Thierry Frémaux insiste pour attribuer la paternité du film à Louis Lumière –« le film n’est composé que de films Lumière, ce n’est pas moi. Je lui suis plus redevable qu’il ne m’est redevable. » Pour autant, son commentaire, volontiers malicieux, n’est pas neutre, manière d’apposer sa signature sur ce collage, mais aussi de rendre hommage à l’artiste: « Lumière, quand il invente le cinéma, a 30 ans. On a retenu l’image de vieux messieurs qui rejouaient les deux frères dans leur laboratoire, mais en 1895, ils ont une trentaine d’années, et ils aiment s’amuser. Je voulais aussi me montrer malicieux parce que ces films me font rire, et je tenais à faire passer sans ostentation l’idée qu’ils sont drôles. S’y ajoute le fait que le cinéma et la cinéphilie sont trop liés à l’esprit de sérieux, même dans la vie en général. Et moi, je préfère m’amuser tout en étant sérieux. Je voulais montrer qu’il y a là quelque chose de tendre et d’universel, de joyeux et de généreux. J’ai choisi, par exemple, de consacrer un chapitre à l’enfance parce que c’est une composante frappante. Mais ce qui l’est plus encore, c’est que Lumière filme ses enfants comme ceux des autres. Un homme politique en France (Jean-Marie Le Pen, NDLR) a dit: « Je préfère ma fille à ma cousine, ma cousine à ma voisine, ma voisine à une inconnue. » Lumière, c’est le contraire, et la petite fille au Viêtnam est filmée avec le même éblouissement que ses propres enfants. »

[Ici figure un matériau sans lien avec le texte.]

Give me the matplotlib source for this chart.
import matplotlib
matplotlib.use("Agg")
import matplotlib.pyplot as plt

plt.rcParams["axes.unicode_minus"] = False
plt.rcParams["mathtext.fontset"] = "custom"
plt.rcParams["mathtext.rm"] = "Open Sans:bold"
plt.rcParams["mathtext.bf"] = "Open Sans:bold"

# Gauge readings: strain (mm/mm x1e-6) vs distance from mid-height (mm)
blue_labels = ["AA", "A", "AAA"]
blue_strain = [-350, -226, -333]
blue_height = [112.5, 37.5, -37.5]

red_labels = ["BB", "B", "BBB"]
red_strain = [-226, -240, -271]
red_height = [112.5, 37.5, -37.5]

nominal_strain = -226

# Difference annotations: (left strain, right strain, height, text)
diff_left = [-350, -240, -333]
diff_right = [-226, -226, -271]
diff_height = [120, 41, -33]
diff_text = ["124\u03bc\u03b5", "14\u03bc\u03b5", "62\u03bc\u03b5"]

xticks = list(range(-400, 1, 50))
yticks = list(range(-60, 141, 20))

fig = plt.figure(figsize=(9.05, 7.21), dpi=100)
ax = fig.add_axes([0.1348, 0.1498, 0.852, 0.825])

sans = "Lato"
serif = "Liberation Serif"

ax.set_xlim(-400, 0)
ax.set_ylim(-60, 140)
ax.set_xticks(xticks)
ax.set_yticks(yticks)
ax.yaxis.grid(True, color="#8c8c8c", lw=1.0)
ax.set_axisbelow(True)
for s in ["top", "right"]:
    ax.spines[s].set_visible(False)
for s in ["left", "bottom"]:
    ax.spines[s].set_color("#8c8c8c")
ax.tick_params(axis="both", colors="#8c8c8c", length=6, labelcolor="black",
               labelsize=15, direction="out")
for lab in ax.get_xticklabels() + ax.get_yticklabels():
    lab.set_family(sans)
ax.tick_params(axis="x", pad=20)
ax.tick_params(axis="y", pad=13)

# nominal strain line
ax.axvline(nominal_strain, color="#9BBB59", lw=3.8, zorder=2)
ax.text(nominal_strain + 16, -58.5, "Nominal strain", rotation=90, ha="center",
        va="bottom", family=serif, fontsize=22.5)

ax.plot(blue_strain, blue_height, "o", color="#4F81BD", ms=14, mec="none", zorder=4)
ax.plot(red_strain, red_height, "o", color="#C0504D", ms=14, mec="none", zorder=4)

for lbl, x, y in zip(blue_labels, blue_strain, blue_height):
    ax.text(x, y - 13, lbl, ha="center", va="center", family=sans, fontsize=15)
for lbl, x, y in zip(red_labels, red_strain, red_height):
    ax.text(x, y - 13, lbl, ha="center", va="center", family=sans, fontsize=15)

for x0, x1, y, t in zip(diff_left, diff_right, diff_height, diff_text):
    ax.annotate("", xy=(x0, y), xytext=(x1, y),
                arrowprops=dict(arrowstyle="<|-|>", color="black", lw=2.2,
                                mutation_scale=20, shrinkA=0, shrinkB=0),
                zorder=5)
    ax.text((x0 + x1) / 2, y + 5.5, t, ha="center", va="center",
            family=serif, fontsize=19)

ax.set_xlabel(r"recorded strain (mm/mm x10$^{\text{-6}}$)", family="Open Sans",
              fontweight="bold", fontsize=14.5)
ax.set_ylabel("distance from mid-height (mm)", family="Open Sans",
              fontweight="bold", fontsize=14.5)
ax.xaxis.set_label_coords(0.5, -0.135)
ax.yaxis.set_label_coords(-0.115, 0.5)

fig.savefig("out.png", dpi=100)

Ludique à bien des égards, le film est aussi riche en enseignements. Et s’il souligne l’apport considérable de Lumière à son art, ingénieux créateur de techniques et de formes -travelling, truquage, gros plan…- à qui les cinéastes à venir emboîteront le pas (l’auteur lui prête jusqu’à l’invention du remake, et cela dès Sortie de l’usine Lumière, démonstration à l’appui), c’est aussi un rapport au monde qui s’y donne à voir. Et chaque court métrage d’illustrer le truisme, non démenti à ce jour, voulant que le cinéma « dit des choses de ce que nous sommes. Et cela, d’emblée et jusqu’à aujourd’hui. Le cinéma est un instrument de connaissance du monde. »

L'Amoureux dans le sac
L’Amoureux dans le sac© DR

Une expérience collective

Louis Lumière a aussi façonné notre rapport au 7e art. Le cinématographe l’emportant sur le kinétoscope d’Edison, c’est l’expérience collective de la salle qui triomphe d’une autre, individuelle. « La victoire de Lumière sur Edison, c’est celle-là. Ce dont les gens avaient envie il y a 120 ans, c’est d’être tous ensemble. Et Edison, qui pouvait techniquement inventer le cinéma, se plante: il n’a pas la bonne idée, c’est Lumière qui l’a. Et cette envie qui a fait le succès du cinéma à l’époque est toujours là. » Voire, et curieusement, l’opposition d’alors trouve un prolongement dans les débats d’aujourd’hui, alors que les plateformes de téléchargement bousculent le paysage cinématographique et bouleversent les habitudes des spectateurs. Une situation s’étant d’ailleurs crispée à l’occasion du dernier… festival de Cannes, et de la sélection en compétition de deux productions Netflix (Okja de Bong Joon-ho et The Meyerowitz Stories de Noah Baumbach) privées à ce titre de distribution en salles, une solide polémique à la clé. « Le sens de ma position sur Netflix, c’est anticipons, objecte Thierry Frémaux que l’on interpelle à ce propos. À titre personnel, ma conviction, c’est la salle de cinéma et pas Netflix, je ne suis d’ailleurs pas abonné. Mais il y a un nouveau monde qui advient et il convient d’anticiper et de réfléchir. Les termes du débat ont été posés comme ils l’ont été par nous, mais surtout par les autres. On en revient à cette phrase de Mao Tsé-Toung: « Quand l’homme montre la Lune, l’imbécile regarde le doigt. » On montrait la Lune, et on a voulu regarder notre doigt. Mais entre mai et octobre, ces termes ont déjà évolué (1). On verra l’an prochain. Mais il y a d’autres débats: quand j’invite Lynch à montrer deux épisodes de sa série, et que je lui dis: « Une série, quand même… », il me répond: « Ce n’est pas une série, mais un film de 18 heures. » C’est aussi tout cela, le cinéma. Il vaut toujours mieux poser des questions que d’apporter des réponses. Et Cannes pose chaque année des questions: sur lui-même, sur le cinéma et sur le monde, mais aussi sur la question des nouveaux supports, de la chronologie des médias… De tous temps, le cinéma a été confronté à des étapes qu’il a toujours surmontées. » En quoi Lumière lui avait montré la voie…

(1)Le festival a notamment annoncé que tout film qui souhaitera concourir en compétition devra préalablement s’engager à être distribué dans les salles françaises.